Penggunaan platform atau media digital sebagai sarana untuk memasarkan dan menjual produk semakin meningkat pesat. Berbagai berita dan ulasan tentang penjualan online yang tingkat pertumbuhannya eksponensial sudah sering kita baca dan dengar.
Tampaknya efek bonus demografi yang menyebabkan populasi generasi milenial atau generasi Y dominan, cukup berperan dalam fenomena ini. Generasi ini dikenal sebagai digital natives dalam sikapnya terhadap perkembangan teknologi, mereka lahir di masa digital sudah berperan yaitu tahun 1981–1995. Di masa itu produk yang menjadi jagoan adalah tablet dan smartphone. Sementara satu generasi sebelumnya, yaitu generasi X yang lahir antara tahun 1961–1980, merasakan produk jagoan personal computer. Generasi X dikenal sebagai generasi digital immigrants, yaitu transisi analog ke digital.
Untuk media komunikasi, generasi Y memilih text messenger dan social media, otomatis saluran berkomunikasi mereka lebih menggunakan online dan mobile. Dengan demikian cukup alasan mengapa jualan online bisa melejit tingkat pertumbuhannya. Dimana dua generasi yang familier dengan digital menjadi the biggest spender di pasar.
Di luar itu ada temuan menarik dari hasil riset bridge.over tahun 2017 yang dilakukan dengan mengambil studi kasus pemilihan akomodasi hotel. Saat mengukur loyalitas, didapatkan bahwa Gen Y adalah konsumen yang tidak loyal dibanding generasi-generasi sebelumnya. Sebanyak 70,2% responden menyatakan Gen Y kurang loyal, angka yang sangat dominan. Faktor yang Gen Y pertimbangkan dalam memilih hotel berturut-turut adalah harga dibanding value; lokasi hotel; rekomendasi teman; review online; brand image; dan terakhir adalah program loyalitas. Ternyata promosi berbentuk loyalty program sangat rendah dampaknya dalam membujuk Gen Y. Riset ini dilakukan terhadap perhotelan, namun cukup relevan untuk digunakan bagi industri lainnya.

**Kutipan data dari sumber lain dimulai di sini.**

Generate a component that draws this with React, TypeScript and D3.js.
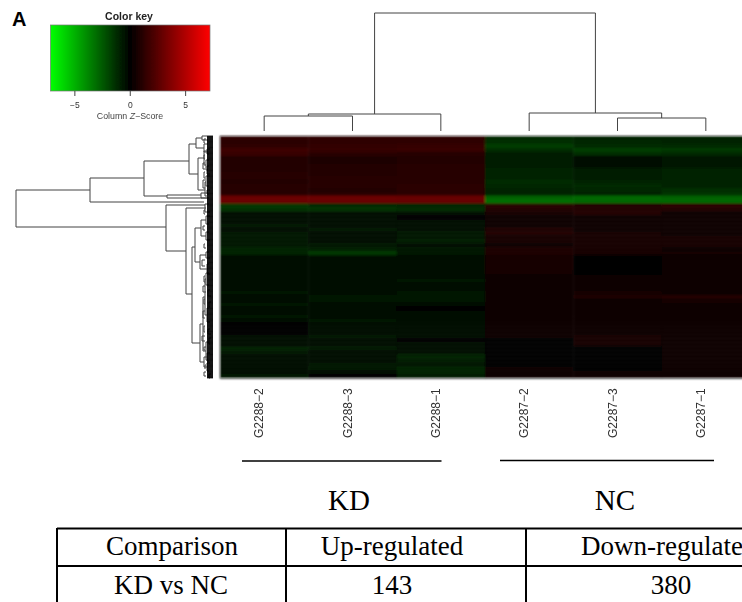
import React from "react";
import * as d3 from "d3";

// ---------- data ----------
const samples = ["G2288-2", "G2288-3", "G2288-1", "G2287-2", "G2287-3", "G2287-1"];
const sampleLabels = ["G2288\u22122", "G2288\u22123", "G2288\u22121", "G2287\u22122", "G2287\u22123", "G2287\u22121"];

const zG2288_2 = [
  1.3,1.2,1.3,1.7,1.6,1.0,0.9,0.9,1.0,1.1,
  1.1,1.0,1.1,1.1,1.1,3.0,3.0,-1.6,-1.4,-0.4,
  -0.3,-0.4,-0.6,-0.3,-0.5,-0.5,-0.5,-0.5,-1.0,-0.9,
  -0.2,-0.2,-0.2,-0.3,-0.2,-0.3,-0.3,-0.2,-0.4,-0.5,
  -0.4,-0.4,-0.5,-0.4,-0.2,-0.5,-0.3,-0.1,-0.1,-0.1,
  -0.2,-0.3,-0.2,-0.9,-0.5,-0.2,-0.2,-0.2,-0.3,-0.2,-0.7];
const zG2288_3 = [
  1.3,1.3,1.4,1.5,1.2,0.8,0.8,0.9,1.0,1.0,
  1.1,1.1,1.1,1.0,1.1,3.0,2.9,-1.2,-1.4,-0.3,
  -0.3,-0.2,-0.2,-0.6,-0.4,-0.4,-0.4,-0.6,-0.8,-1.6,
  -0.3,-0.3,-0.4,-0.3,-0.3,-0.3,-0.2,-0.3,-0.3,-0.4,
  -0.5,-0.5,-0.4,-0.2,-0.3,-0.4,-0.5,-0.4,-0.3,-0.4,
  -0.6,-0.3,-0.4,-0.7,-0.3,-0.2,-0.2,-0.5,-0.7,-0.3,-0.1];
const zG2288_1 = [
  1.3,1.3,1.5,1.6,1.1,0.9,1.0,1.1,1.1,1.1,
  1.1,1.1,1.2,1.2,1.2,2.9,2.9,-1.1,-1.2,-0.2,
  -0.1,-0.2,-0.2,-0.4,-0.7,-0.7,-0.8,-0.4,-0.7,-0.7,
  -0.3,-0.3,-0.4,-0.3,-0.3,-0.4,-0.5,-0.4,-0.4,-0.7,
  -0.5,-0.7,-0.2,-0.1,-0.2,-0.3,-0.3,-0.2,-0.2,-0.2,
  -0.2,-0.1,-0.4,-0.2,-0.2,-0.9,-0.8,-0.6,-0.9,-0.9,-0.8];
const zG2287_2 = [
  -1.2,-1.3,-1.7,-1.3,-0.8,-0.8,-0.8,-0.8,-1.0,-1.0,
  -1.0,-1.2,-1.1,-1.0,-1.0,-2.7,-3.1,1.2,1.0,0.5,
  0.3,0.3,0.4,0.8,0.9,0.5,0.7,0.4,0.8,0.8,
  0.7,0.7,0.7,0.6,0.5,0.4,0.4,0.4,0.4,0.3,
  0.3,0.4,0.4,0.4,0.3,0.3,0.2,0.2,0.2,0.2,
  0.2,0.1,0.1,0.1,0.1,0.1,0.1,0.1,0.2,0.4,0.2];
const zG2287_3 = [
  -1.0,-1.1,-1.2,-1.7,-1.3,-0.4,-0.3,-0.4,-0.8,-0.8,
  -0.8,-0.9,-1.2,-1.1,-1.0,-2.9,-2.9,0.9,1.0,0.9,
  0.2,0.2,0.3,0.4,0.5,0.5,0.6,0.7,0.7,0.7,
  0.1,0.1,0.1,0.1,0.1,0.2,0.2,0.2,0.4,0.6,
  0.8,0.2,0.3,0.2,0.2,0.2,0.2,0.3,0.3,0.4,
  0.5,0.5,0.5,0.1,0.1,0.1,0.1,0.1,0.1,0.2,0.2];
const zG2287_1 = [
  -1.0,-1.0,-1.2,-1.6,-1.2,-0.5,-0.6,-0.6,-0.9,-1.0,
  -1.0,-1.0,-1.0,-1.3,-1.4,-2.7,-2.9,1.3,1.0,0.2,
  0.3,0.3,0.3,0.4,0.4,0.5,0.6,0.7,0.4,0.5,
  0.2,0.2,0.3,0.3,0.4,0.3,0.3,0.2,0.3,0.4,
  0.9,0.6,0.4,0.3,0.2,0.2,0.2,0.2,0.3,0.2,
  0.3,0.4,0.4,0.2,0.3,0.3,0.2,0.2,0.2,0.2,0.2];
const columnValues = [zG2288_2, zG2288_3, zG2288_1, zG2287_2, zG2287_3, zG2287_1];

// column dendrogram: merge heights
const colTree = {
  h: 118,
  children: [
    { h: 17, children: [{ h: 15, children: [{ h: 0, name: "G2288-2" }, { h: 0, name: "G2288-3" }] }, { h: 0, name: "G2288-1" }] },
    { h: 18, children: [{ h: 0, name: "G2287-2" }, { h: 13, children: [{ h: 0, name: "G2287-3" }, { h: 0, name: "G2287-1" }] }] },
  ],
};

// row dendrogram merges: [distance, rank of upper child, rank of lower child, distance of upper child, distance of lower child]
const rowMerges = [
  [197,54,91,123,47],[123,42,66,69,9],[69,25,60,24,46],[46,59,62,12,6],
  [24,8,38,17,15],[17,2,12,11,9],[15,22,54,9,8],
  [11,0,4,6,5],[9,8,16,5,6],[9,15,29,6,7],[8,46,60,7,6],
  [7,24,34,4,5],[7,40,50,3,4],[6,13,18,3,4],[6,30,38,4,3],[6,54,58,3,4],
  [12,57,62,5,4],
  [47,69,115,8,27],[27,72,158,7,21],[21,111,207,18,13],
  [18,92,126,12,13],[12,84,100,7,7],[13,119,133,7,6],
  [7,80,88,3,4],[7,96,104,4,3],[7,116,122,4,3],[6,128,138,4,3],[8,68,76,4,3],
  [13,188,226,10,9],[10,161,215,8,7],
  [8,143,179,7,6],[7,137,149,4,4],[6,172,186,4,3],
  [7,206,224,4,5],[9,221,231,6,6],[6,217,225,3,4],[6,227,235,3,4],
  [5,154,160,3,2],[4,166,171,2,3],[5,193,198,3,2],[4,202,208,2,3],[4,238,242,2,3],
  [9,3,7,7,8],[9,19,23,8,8],[10,27,33,8,8],[9,36,42,8,8],[10,44,52,8,8],
  [9,74,78,8,8],[10,90,94,8,8],[9,108,112,8,7],[11,124,130,8,8],[9,140,146,8,8],
  [10,150,156,8,7],[9,163,168,8,8],[10,175,182,8,8],[9,190,196,8,8],[11,200,205,8,8],
  [9,211,214,7,8],[8,229,233,7,8],[9,236,240,7,7],
];
const rowCombRanks = d3.range(0, 242, 0.46);

const keyTicks = [-5, 0, 5];
const tableHeader = ["Comparison", "Up-regulated", "Down-regulated"];
const tableRow = ["KD vs NC", "143", "380"];
const groups = [
  { name: "KD", first: "G2288-2", last: "G2288-1" },
  { name: "NC", first: "G2287-2", last: "G2287-1" },
];

// ---------- scales ----------
const W = 742, H = 602;
const color = d3.scaleLinear<string>().domain([-7.2, 0, 7.2]).range(["#00ff00", "#000000", "#ff0000"]);
const keyX = d3.scaleLinear().domain([-7.2, 7.2]).range([50.5, 210]);
const colX = d3.scaleBand<string>().domain(samples).range([220, 750]);
const rowY = d3.scaleBand<number>().domain(d3.range(zG2288_2.length)).range([136, 378]);
const dendH = d3.scaleLinear().domain([0, 118]).range([131, 13]);
const distX = d3.scaleLinear().domain([0, 197]).range([213, 16]);
const rankY = d3.scaleLinear().domain([0, 242]).range([136, 378]);

const root = d3.hierarchy<any>(colTree);
const cx = (n: any): number => n.children ? d3.mean(n.children, cx) as number : (colX(n.data.name) as number) + colX.bandwidth() / 2;

function colLinks() {
  const out: string[] = [];
  root.each((n: any) => {
    if (!n.children) return;
    const p = d3.path();
    const [a, b] = n.children;
    p.moveTo(cx(a), dendH(a.data.h));
    p.lineTo(cx(a), dendH(n.data.h));
    p.lineTo(cx(b), dendH(n.data.h));
    p.lineTo(cx(b), dendH(b.data.h));
    out.push(p.toString());
  });
  return out;
}
function rowLink(m: number[]) {
  const [d, y1, y2, d1, d2] = m;
  const p = d3.path();
  p.moveTo(distX(d1), rankY(y1));
  p.lineTo(distX(d), rankY(y1));
  p.lineTo(distX(d), rankY(y2));
  p.lineTo(distX(d2), rankY(y2));
  return p.toString();
}

const sans = "'Liberation Sans', Arial, sans-serif";
const serif = "'Liberation Serif', 'Times New Roman', serif";

export default function App() {
  return (
    <svg width={W} height={H} viewBox={`0 0 ${W} ${H}`} style={{ position: "absolute", left: 0, top: 0, background: "#fff" }}>
      <defs>
        <linearGradient id="keyGrad">
          {[-7.2, 0, 7.2].map((v) => (
            <stop key={v} offset={(keyX(v) - 50.5) / 159.5} stopColor={color(v)} />
          ))}
        </linearGradient>
        <filter id="soft" x="-5%" y="-5%" width="110%" height="110%">
          <feGaussianBlur stdDeviation="0.55" />
        </filter>
        <filter id="softer" x="-5%" y="-5%" width="110%" height="110%">
          <feGaussianBlur stdDeviation="0.8" />
        </filter>
      </defs>

      <text x={12} y={26} fontFamily={sans} fontWeight="bold" fontSize={20} fill="#000">A</text>

      {/* colour key */}
      <g filter="url(#soft)">
        <rect x={keyX(-7.2)} y={25} width={keyX(7.2) - keyX(-7.2)} height={66} fill="url(#keyGrad)" stroke="#777" strokeWidth={0.7} />
        {keyTicks.map((t) => (
          <g key={t}>
            <line x1={keyX(t)} x2={keyX(t)} y1={91} y2={96} stroke="#444" />
            <text x={keyX(t)} y={108} textAnchor="middle" fontFamily={sans} fontSize={8.5} fill="#333">{t < 0 ? `\u2212${-t}` : t}</text>
          </g>
        ))}
        <text x={129} y={20} textAnchor="middle" fontFamily={sans} fontWeight="bold" fontSize={10.5} fill="#222">Color key</text>
        <text x={130} y={119} textAnchor="middle" fontFamily={sans} fontSize={8.8} fill="#444">
          Column <tspan fontStyle="italic">Z</tspan>{"\u2212Score"}
        </text>
      </g>

      {/* column dendrogram */}
      <g filter="url(#soft)" fill="none" stroke="#444" strokeWidth={1}>
        {colLinks().map((d, i) => <path key={i} d={d} />)}
      </g>

      {/* row dendrogram */}
      <g filter="url(#soft)" fill="none" stroke="#444" strokeWidth={1}>
        {rowMerges.map((m, i) => <path key={i} d={rowLink(m)} />)}
        {rowCombRanks.map((r, i) => (
          <line key={i} x1={distX(0)} x2={distX(6)} y1={rankY(r)} y2={rankY(r)} stroke="#000" strokeWidth={0.8} />
        ))}
      </g>

      {/* heat map */}
      <g filter="url(#softer)">
        {columnValues.map((vals, c) =>
          vals.map((v, r) => (
            <rect key={`${c}-${r}`} x={colX(samples[c])} y={rowY(r)} width={colX.bandwidth() + 0.5} height={rowY.bandwidth() + 0.5} fill={color(v)} />
          ))
        )}
      </g>
      <rect x={220} y={136} width={540} height={242} fill="none" stroke="#999" strokeWidth={0.8} />

      {/* sample labels */}
      <g filter="url(#soft)">
        {samples.map((s, i) => {
          const x = (colX(s) as number) + colX.bandwidth() / 2 - 1;
          return (
            <text key={s} transform={`translate(${x},438) rotate(-90)`} fontFamily={sans} fontSize={12} fill="#333">
              {sampleLabels[i]}
            </text>
          );
        })}
      </g>

      {/* group brackets */}
      <line x1={242} x2={441.5} y1={461} y2={461} stroke="#000" strokeWidth={1.6} />
      <line x1={500} x2={714} y1={460.5} y2={460.5} stroke="#000" strokeWidth={1.6} />
      <text x={349} y={510} textAnchor="middle" fontFamily={serif} fontSize={29} fill="#000">{groups[0].name}</text>
      <text x={615} y={510} textAnchor="middle" fontFamily={serif} fontSize={29} fill="#000">{groups[1].name}</text>

      {/* table */}
      <g stroke="#000" strokeWidth={2} fill="none">
        <line x1={57} x2={W} y1={528.5} y2={528.5} />
        <line x1={57} x2={W} y1={566} y2={566} />
        <line x1={57} x2={57} y1={528} y2={H} />
        <line x1={286} x2={286} y1={528} y2={H} />
        <line x1={526} x2={526} y1={528} y2={H} />
      </g>
      <g fontFamily={serif} fontSize={27} fill="#000">
        <text x={172} y={555} textAnchor="middle">{tableHeader[0]}</text>
        <text x={392} y={555} textAnchor="middle">{tableHeader[1]}</text>
        <text x={581} y={555}>{tableHeader[2]}</text>
        <text x={171} y={594} textAnchor="middle">{tableRow[0]}</text>
        <text x={392} y={594} textAnchor="middle">{tableRow[1]}</text>
        <text x={671} y={594} textAnchor="middle">{tableRow[2]}</text>
      </g>
    </svg>
  );
}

Hal penting lain yang perlu diperhatikan oleh pebisnis dalam melakukan penjualan online adalah mengamati proses seorang konsumen dalam membeli online atau digital. Proses membeli didahului munculnya intensi untuk membeli.
Ada tiga faktor awal yang membentuk persepsi nilai (perceived value) seorang konsumen, yaitu kepercayaan (trust); persepsi risiko (perceived risk); dan gabungan pengalaman nyata (valence of experience). Perceived value akan positif jika trust tinggi atau positif, perceived risk rendah atau negatif, ditambah valence of experience positif. Hasil perceived value positif akan menciptakan intensi membeli (buying intention) bagi (calon) konsumen pertama, atau menghasilkan pembelian berulang (repeat buying).
Trust didapat dari berbagai pengalaman sebelumnya maupun pengalaman saat konsumen berhadapan dengan website atau platform penjualan online, serta berbagai informasi yang masuk baik disengaja dicari maupun tidak.
Perceived risk terdiri dari berbagai risiko yang konsumen perkirakan muncul akibat pembelian produk. Bisa risiko waktu yang terbuang, risiko kerugian materi/finansial, risiko keamanan, risiko kesehatan, risiko sosial, risiko psikologis, serta risiko fisik.
Sedangkan valence of experience dalam berbelanja online terdiri dari tiga elemen. Pertama, kenyamanan, yaitu bila konsumen bisa menggunakannya setiap saat, dan bisa menggunakannya tanpa keluar rumah. Kedua, kualitas website (atau platform penjualan online) yaitu memiliki informasi yang lengkap dan mudah dimengerti, responsif terhadap semua pertanyaan dan bisa menyelesaikan masalah konsumen. Ketiga, akses berupa kemudahan dalam mengakses produk, brand, leluasa dalam memilih varian produk yang tersedia.
Demikian faktor-faktor yang perlu diperhatikan oleh pebisnis yang melakukan penjualan online, dari sudut pandang konsumen.